The district persuaded the trial court, and it dismissed the contractor’s case. The California Supreme Court sent the case back for trial, with the instruction that “intent” was not a factor to be considered. The court essentially adopted the federal standard for proof of superior knowledge.
How do you get past the elements?
The critical parts of proof are the importance of the withheld information and the reasons why you did not think to ask for it. Next in importance is the case for the owner to have divulged its knowledge and how difficult it would have been to get this data on your own.
Let us say that the specifications had a requirement for an alphanumeric keyboard for a PLC. The owner knew that there was only one manufacturer that produced the required keyboard. Your proof that this “sole source” information was vital should be straight-forward.
But how can you prove that the owner knew about your ignorance on this point?
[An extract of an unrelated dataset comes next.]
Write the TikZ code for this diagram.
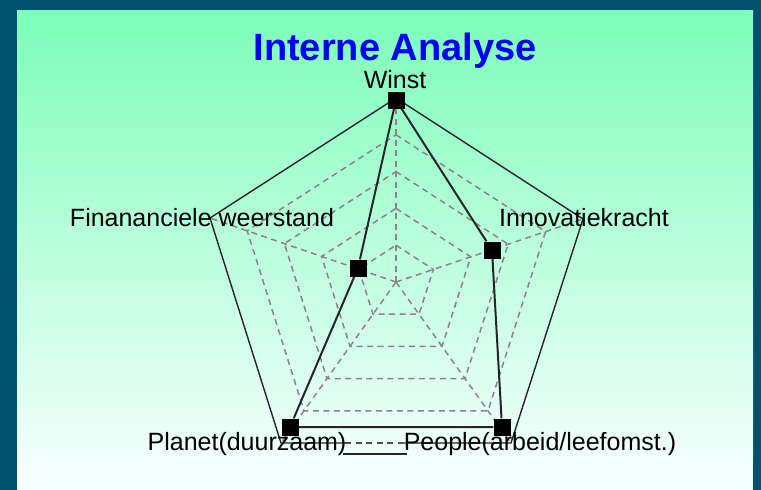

Your proof must be indirect. You argue that the owner hid the sole source issue by not flagging it in the specifications, that it would have been so simple for the owner to divulge this information that it must have wanted to keep it secret, that the owner never raised the issue in bid clarifications, and that the owner’s past dealings with the keyboard manufacturer clearly indicated that this was a rare item.
Then you need to show why you did not discover this issue at bid preparation. Why did you not check on available suppliers? You could argue that keyboards were not a major element of your bid in terms of dollars and only became an issue when they could not be located. Additionally, the specifications raised no red flags.
Think about the language in Helene Curtis, that the owner “could not properly let [you] flounder on [your] own.”
No matter what difficulties are involved, the doctrine of superior knowledge is worth having in your lexicon. Unlike other types of claims where there is a specific contract clause to alert you to your rights (differing conditions, delays, suspensions), superior knowledge is one of those legally implied duties that adheres to any construction contract, although not mentioned in the agreement.